A recent economic impact study commissioned on behalf of the Panthers and conducted by the University of South Carolina found that hundreds of millions of dollars flow into and circulate through the Charlotte and N.C. economies annually as a result of the Panthers and stadium operations.
Among the rewards:
• Thousands of jobs have been created and sustained, including many that pay higher than average wages.
• Hundreds of millions of dollars go into the region’s tourism, transportation, wholesale trade, professional services and other industries each year.
• More than $150 million in income and sales taxes have been generated by the team for public use in Charlotte and the Carolinas.
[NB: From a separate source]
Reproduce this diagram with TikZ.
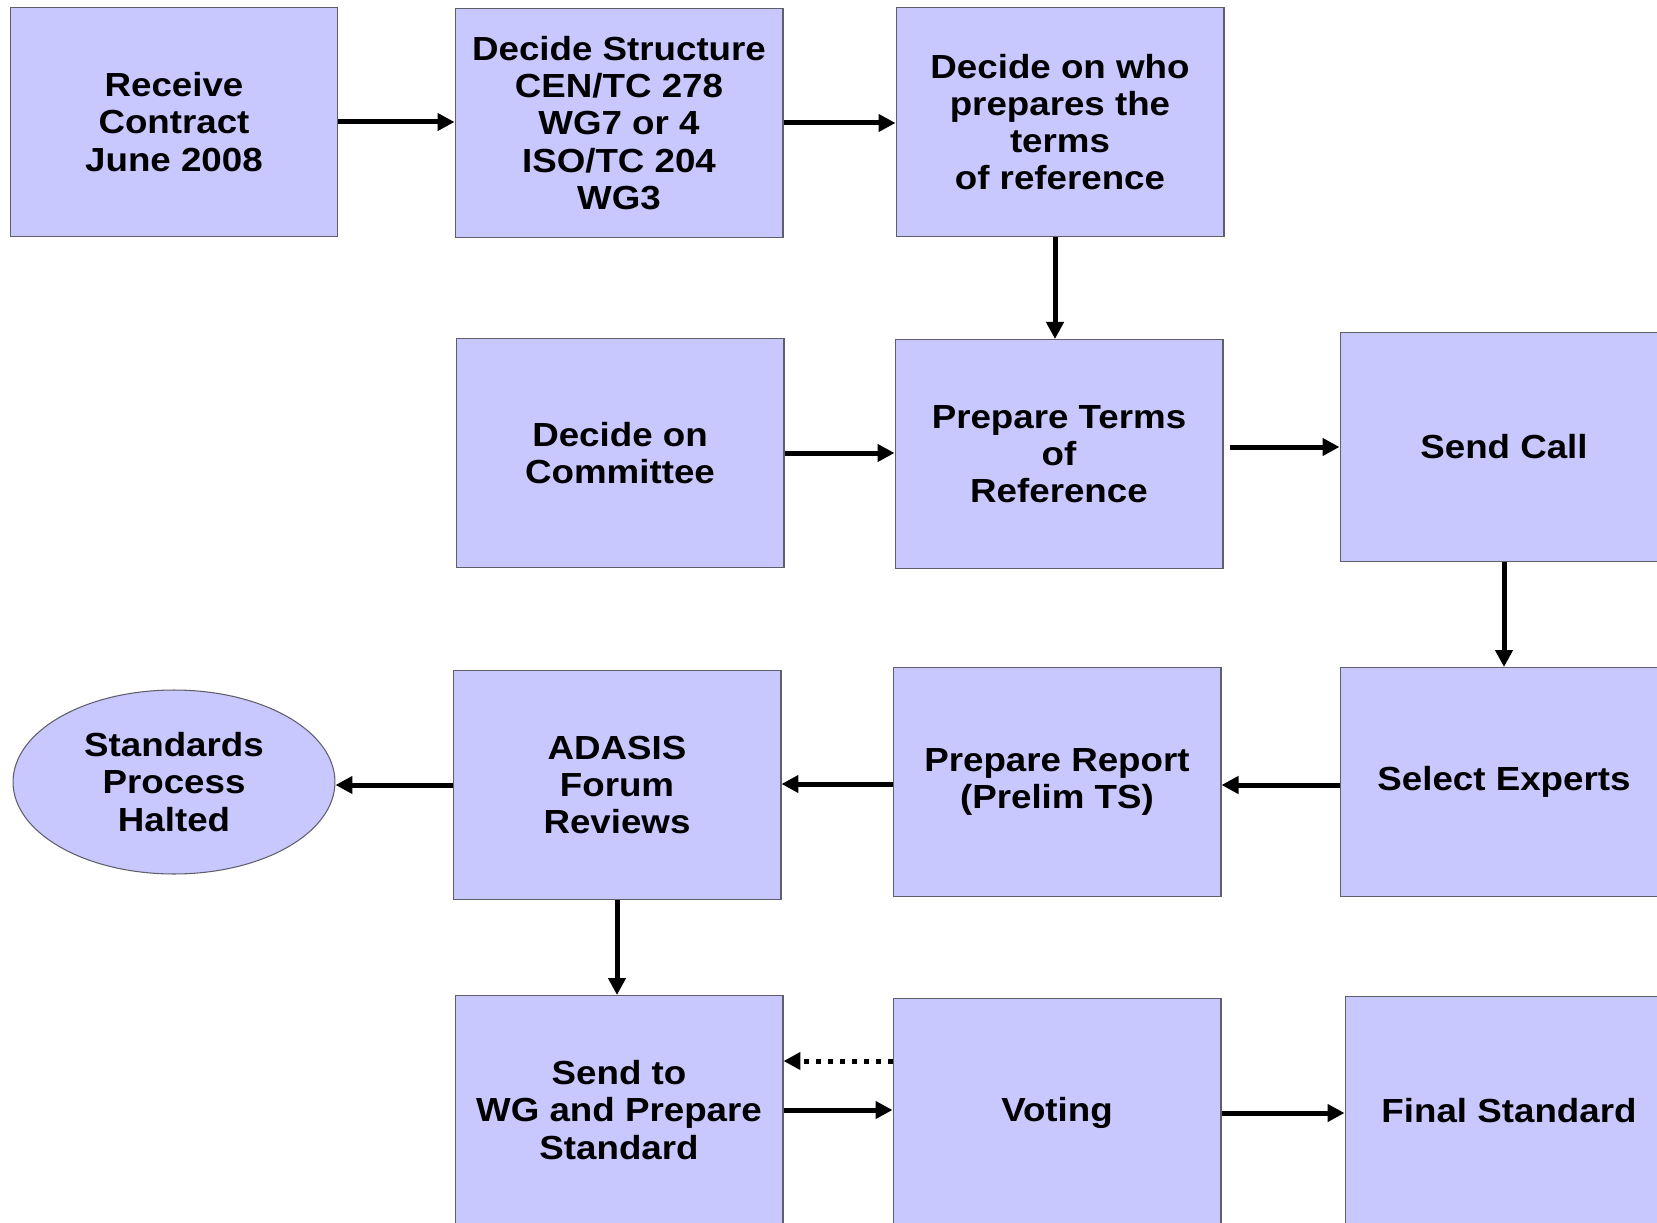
\documentclass[tikz,border=0pt]{standalone}
\usepackage{fontspec}
\setmainfont{Liberation Sans}[FakeStretch=1.1]
\usetikzlibrary{arrows.meta,shapes.geometric}
\definecolor{boxfill}{RGB}{200,200,255}
\definecolor{boxline}{RGB}{95,95,105}
\begin{document}
\begin{tikzpicture}[-{Triangle[length=0.34cm,width=0.34cm]},x=0.02cm,y=-0.02cm,line width=0.1cm]
				\tikzstyle{task} = [rectangle,draw=boxline,fill=boxfill,line width=0.6pt,minimum width=6.56cm,minimum height=4.58cm,align=center,font=\fontsize{19}{21.2}\selectfont\bfseries]
				\tikzstyle{halt} = [ellipse,draw=boxline,fill=boxfill,line width=0.6pt,minimum width=6.44cm,minimum height=3.68cm,align=center,inner sep=0pt,font=\fontsize{19}{21.2}\selectfont\bfseries]
				\tikzstyle{dots} = [dash pattern=on 0.1cm off 0.14cm]
				
				\useasboundingbox (0,0) rectangle (1657,1223);
				\clip (0,0) rectangle (1657,1223);
				
				\node[task] (rc) at (174,122) {Receive\\Contract\\June 2008};
				\node[task] (ds) at (619,123) {Decide Structure\\CEN/TC 278\\WG7 or 4\\ISO/TC 204\\WG3};
				\node[task] (dw) at (1060,122) {Decide on who\\prepares the\\terms\\of reference};
				
				\node[task] (dc) at (620,453) {Decide on\\Committee};
				\node[task] (pt) at (1059,454) {Prepare Terms\\of\\Reference};
				\node[task] (sc) at (1504,447) {Send Call};
				
				\node[halt] (ht) at (174,782) {Standards\\Process\\Halted};
				\node[task] (ad) at (617,785) {ADASIS\\Forum\\Reviews};
				\node[task] (pr) at (1057,782) {Prepare Report\\(Prelim TS)};
				\node[task] (se) at (1504,782) {Select Experts};
				
				\node[task] (wg) at (619,1110) {Send to\\WG and Prepare\\Standard};
				\node[task] (vt) at (1057,1113) {Voting};
				\node[task] (fs) at (1509,1111) {Final Standard};
				
				\draw (rc.east) -- (rc.east -| ds.west);
				\draw (ds.east) -- (ds.east -| dw.west);
				\draw ([xshift=-0.1cm]dw.south) -- ([xshift=-0.1cm]dw.south |- pt.north);
				\draw (dc.east) -- (dc.east -| pt.west);
				\draw ([xshift=0.12cm]sc.west -| pt.east) -- (sc.west);
				\draw (sc.south) -- (se.north);
				\draw ([yshift=-0.06cm]se.west) -- ([yshift=-0.06cm]se.west -| pr.east);
				\draw ([yshift=-0.04cm]pr.west) -- ([yshift=-0.04cm]pr.west -| ad.east);
				\draw (ad.west) -- (ad.west -| ht.east);
				\draw (ad.south) -- (ad.south |- wg.north);
				\draw[dots] ([yshift=1.04cm]vt.west) -- ([yshift=1.04cm]vt.west -| wg.east);
				\draw (wg.east) -- (wg.east -| vt.west);
				\draw (vt.east) -- (vt.east -| fs.west);
			\end{tikzpicture}
\end{document}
• More than 75 school and community programs – involving 300,000 children – benefit from the Panthers’ support each year.
• Beyond Panthers games, Bank of America Stadium hosts more than 100 events every year, which have drawn millions of people to uptown for a diversity of events, including international soccer, concerts from Kenny Chesney to the Rolling Stones, the Billy Graham crusade, the Belk Bowl and the ACC Football Championship.
Harder to measure is the enormous value of the national and international exposure the Panthers generate for Charlotte and the Carolinas. Television ratings for NFL games nationally exceed those of professional basketball, baseball, hockey and NASCAR combined. An NFL franchise confers status that makes us more attractive to newcomers and new businesses.
Mr. Richardson has said the team will remain in Charlotte during his lifetime. It is inevitable, however, that at some point the Panthers will no longer be in the hands of this ownership group. And there are no guarantees once a new owner is involved.
One way to tie our Panthers to Charlotte is to create a new public-private partnership that will support necessary stadium improvements and that will tether the franchise to the city. Virtually every other NFL city has seen the value of making such an investment.
Just as Charlotte has grown and changed since the Panthers arrived, so has the NFL. Since 1996 when our stadium opened, 28 of the NFL’s 32 teams have built new or substantially renovated their stadiums or have plans to do so.
From the beginning, the Panthers’ vision was to offer the most functional, fan-friendly football stadium ever built – wide concourses, a broad-range of seating opportunities, plush natural stadium turf, offices inside the stadium – all in a park-like setting within walking distance of Charlotte’s city center.
The Panthers designed a classic football stadium that included those features. They employed a unique concept called Permanent Seat Licenses (PSLs) to fund about 40 percent of the stadium’s $187 million initial construction cost. The rest was paid for by the Richardson family and the Panthers’ ownership group. The public’s $60 million investment paid for infrastructure improvements around the stadium. The team has since spent more than $300 million for capital improvements, financing and operating costs.
That public contribution is far less than the overwhelming public support for stadiums built or renovated in virtually all NFL cities since 1995.
The Panthers are a proven investment. Now is the time to renew our public-private partnership and secure our NFL team for another generation in the Carolinas.
Steve Luquire owns Luquire George Andrews, an advertising, marketing and public relations firm that works with the Panthers.